WHAT YOU SHOULD DO:
Output the entries below exactly as written, omitting pictures.

Figure scripts:
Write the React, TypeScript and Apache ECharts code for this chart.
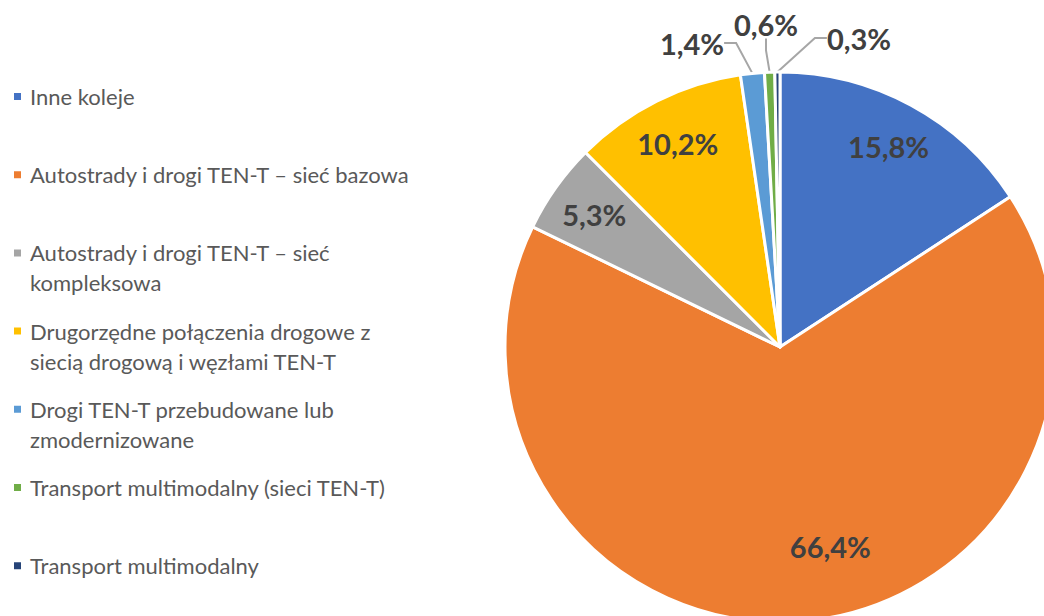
import React, { useEffect, useRef } from "react";
import * as echarts from "echarts";

const categories = [
  "Inne koleje",
  "Autostrady i drogi TEN-T – sieć bazowa",
  "Autostrady i drogi TEN-T – sieć kompleksowa",
  "Drugorzędne połączenia drogowe z siecią drogową i węzłami TEN-T",
  "Drogi TEN-T przebudowane lub zmodernizowane",
  "Transport multimodalny (sieci TEN-T)",
  "Transport multimodalny",
];

const shares = [15.8, 66.4, 5.3, 10.2, 1.4, 0.6, 0.3];

const colors = ["#4472C4", "#ED7D31", "#A5A5A5", "#FFC000", "#5B9BD5", "#70AD47", "#264478"];

const legendLabels = [
  "Inne koleje",
  "Autostrady i drogi TEN-T – sieć bazowa",
  "Autostrady i drogi TEN-T – sieć\nkompleksowa",
  "Drugorzędne połączenia drogowe z\nsiecią drogową i węzłami TEN-T",
  "Drogi TEN-T przebudowane lub\nzmodernizowane",
  "Transport multimodalny (sieci TEN-T)",
  "Transport multimodalny",
];

const FONT = "Lato, 'Liberation Sans', sans-serif";

export default function App() {
  const ref = useRef<HTMLDivElement>(null);

  useEffect(() => {
    const chart = echarts.init(ref.current!, null, { renderer: "svg" });
    const fmt = (v: number) => v.toFixed(1).replace(".", ",") + "%";
    const center = [780, 347];
    const R = 275;
    const LH = 30;
    const legendFirst = 96.5;
    const legendStep = 78.2;

    const legends = categories.map((name, i) => {
      const lines = legendLabels[i].split("\n").length;
      const text = lines > 1 ? "\n" + legendLabels[i] : legendLabels[i];
      const c = legendFirst + legendStep * i;
      const top = lines > 1 ? c - LH * 1.5 : c - LH / 2;
      return {
        data: [{ name, itemStyle: { color: colors[i] } }],
        left: 12,
        top,
        padding: 0,
        orient: "vertical",
        icon: "rect",
        itemWidth: 9,
        itemHeight: 9,
        itemGap: 0,
        selectedMode: false,
        formatter: () => text,
        textStyle: {
          fontFamily: FONT,
          fontSize: 22,
          color: "#595959",
          lineHeight: LH,
          padding: [0, 0, 0, 3],
        },
      };
    });

    const outsidePos: Record<number, [number, number]> = {
      4: [692, 43],
      5: [766, 24],
      6: [859, 38],
    };

    const labelText = {
      fontFamily: FONT,
      fontSize: 29,
      fontWeight: "bold",
      color: "#404040",
    };

    chart.setOption({
      animation: false,
      backgroundColor: "#ffffff",
      legend: legends,
      series: [
        {
          type: "pie",
          center,
          radius: R,
          startAngle: 90,
          clockwise: true,
          avoidLabelOverlap: false,
          itemStyle: { borderColor: "#ffffff", borderWidth: 3 },
          data: categories.map((name, i) => ({
            name,
            value: shares[i],
            itemStyle: { color: colors[i] },
            label: { show: shares[i] < 2 },
            labelLine: { show: shares[i] < 2 },
          })),
          label: {
            position: "outside",
            formatter: (p: any) => fmt(p.value),
            ...labelText,
          },
          labelLine: {
            length: 12,
            length2: 12,
            lineStyle: { color: "#A6A6A6", width: 2 },
          },
          labelLayout: (p: any) => {
            const pos = outsidePos[p.dataIndex];
            if (!pos) return {};
            return { x: pos[0], y: pos[1], align: "center", verticalAlign: "middle" };
          },
        },
        {
          type: "pie",
          center,
          radius: [175, R],
          startAngle: 90,
          clockwise: true,
          silent: true,
          itemStyle: { color: "rgba(0,0,0,0)", borderWidth: 0 },
          data: categories.map((name, i) => ({
            name,
            value: shares[i],
            label: { show: shares[i] >= 2 },
          })),
          label: {
            position: "inside",
            formatter: (p: any) => fmt(p.value),
            ...labelText,
          },
          labelLine: { show: false },
          labelLayout: (p: any) => (p.dataIndex === 1 ? { dx: 36, dy: -28 } : {}),
        },
      ],
    });

    return () => chart.dispose();
  }, []);

  return (
    <div
      ref={ref}
      style={{ position: "fixed", left: 0, top: 0, width: 1044, height: 616, background: "#ffffff" }}
    />
  );
}
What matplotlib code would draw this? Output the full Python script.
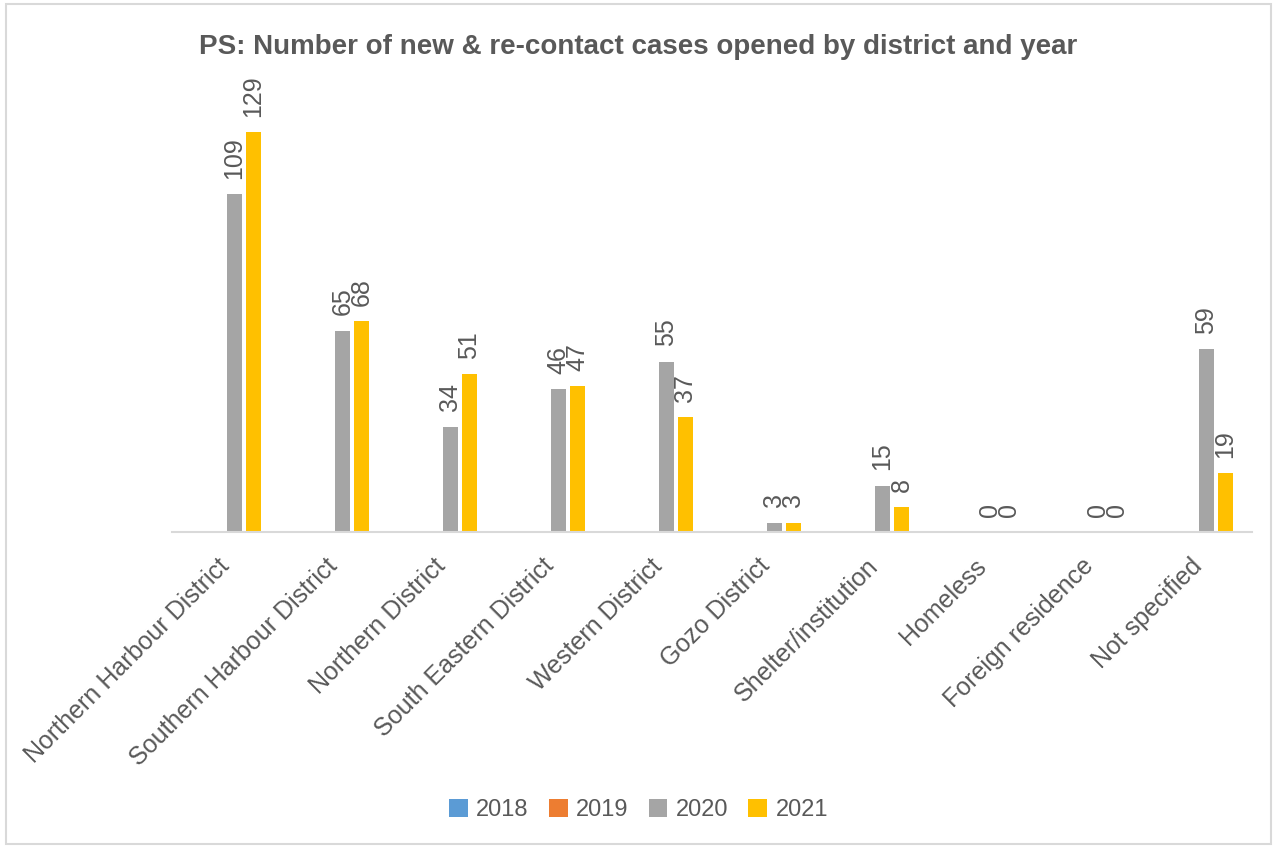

FINISHED TASK:
Write the React, TypeScript and Apache ECharts code for this chart.
import React, { useEffect, useRef } from "react";
import * as echarts from "echarts";

const categories = [
  "Inne koleje",
  "Autostrady i drogi TEN-T – sieć bazowa",
  "Autostrady i drogi TEN-T – sieć kompleksowa",
  "Drugorzędne połączenia drogowe z siecią drogową i węzłami TEN-T",
  "Drogi TEN-T przebudowane lub zmodernizowane",
  "Transport multimodalny (sieci TEN-T)",
  "Transport multimodalny",
];

const shares = [15.8, 66.4, 5.3, 10.2, 1.4, 0.6, 0.3];

const colors = ["#4472C4", "#ED7D31", "#A5A5A5", "#FFC000", "#5B9BD5", "#70AD47", "#264478"];

const legendLabels = [
  "Inne koleje",
  "Autostrady i drogi TEN-T – sieć bazowa",
  "Autostrady i drogi TEN-T – sieć\nkompleksowa",
  "Drugorzędne połączenia drogowe z\nsiecią drogową i węzłami TEN-T",
  "Drogi TEN-T przebudowane lub\nzmodernizowane",
  "Transport multimodalny (sieci TEN-T)",
  "Transport multimodalny",
];

const FONT = "Lato, 'Liberation Sans', sans-serif";

export default function App() {
  const ref = useRef<HTMLDivElement>(null);

  useEffect(() => {
    const chart = echarts.init(ref.current!, null, { renderer: "svg" });
    const fmt = (v: number) => v.toFixed(1).replace(".", ",") + "%";
    const center = [780, 347];
    const R = 275;
    const LH = 30;
    const legendFirst = 96.5;
    const legendStep = 78.2;

    const legends = categories.map((name, i) => {
      const lines = legendLabels[i].split("\n").length;
      const text = lines > 1 ? "\n" + legendLabels[i] : legendLabels[i];
      const c = legendFirst + legendStep * i;
      const top = lines > 1 ? c - LH * 1.5 : c - LH / 2;
      return {
        data: [{ name, itemStyle: { color: colors[i] } }],
        left: 12,
        top,
        padding: 0,
        orient: "vertical",
        icon: "rect",
        itemWidth: 9,
        itemHeight: 9,
        itemGap: 0,
        selectedMode: false,
        formatter: () => text,
        textStyle: {
          fontFamily: FONT,
          fontSize: 22,
          color: "#595959",
          lineHeight: LH,
          padding: [0, 0, 0, 3],
        },
      };
    });

    const outsidePos: Record<number, [number, number]> = {
      4: [692, 43],
      5: [766, 24],
      6: [859, 38],
    };

    const labelText = {
      fontFamily: FONT,
      fontSize: 29,
      fontWeight: "bold",
      color: "#404040",
    };

    chart.setOption({
      animation: false,
      backgroundColor: "#ffffff",
      legend: legends,
      series: [
        {
          type: "pie",
          center,
          radius: R,
          startAngle: 90,
          clockwise: true,
          avoidLabelOverlap: false,
          itemStyle: { borderColor: "#ffffff", borderWidth: 3 },
          data: categories.map((name, i) => ({
            name,
            value: shares[i],
            itemStyle: { color: colors[i] },
            label: { show: shares[i] < 2 },
            labelLine: { show: shares[i] < 2 },
          })),
          label: {
            position: "outside",
            formatter: (p: any) => fmt(p.value),
            ...labelText,
          },
          labelLine: {
            length: 12,
            length2: 12,
            lineStyle: { color: "#A6A6A6", width: 2 },
          },
          labelLayout: (p: any) => {
            const pos = outsidePos[p.dataIndex];
            if (!pos) return {};
            return { x: pos[0], y: pos[1], align: "center", verticalAlign: "middle" };
          },
        },
        {
          type: "pie",
          center,
          radius: [175, R],
          startAngle: 90,
          clockwise: true,
          silent: true,
          itemStyle: { color: "rgba(0,0,0,0)", borderWidth: 0 },
          data: categories.map((name, i) => ({
            name,
            value: shares[i],
            label: { show: shares[i] >= 2 },
          })),
          label: {
            position: "inside",
            formatter: (p: any) => fmt(p.value),
            ...labelText,
          },
          labelLine: { show: false },
          labelLayout: (p: any) => (p.dataIndex === 1 ? { dx: 36, dy: -28 } : {}),
        },
      ],
    });

    return () => chart.dispose();
  }, []);

  return (
    <div
      ref={ref}
      style={{ position: "fixed", left: 0, top: 0, width: 1044, height: 616, background: "#ffffff" }}
    />
  );
}
What matplotlib code would draw this? Output the full Python script.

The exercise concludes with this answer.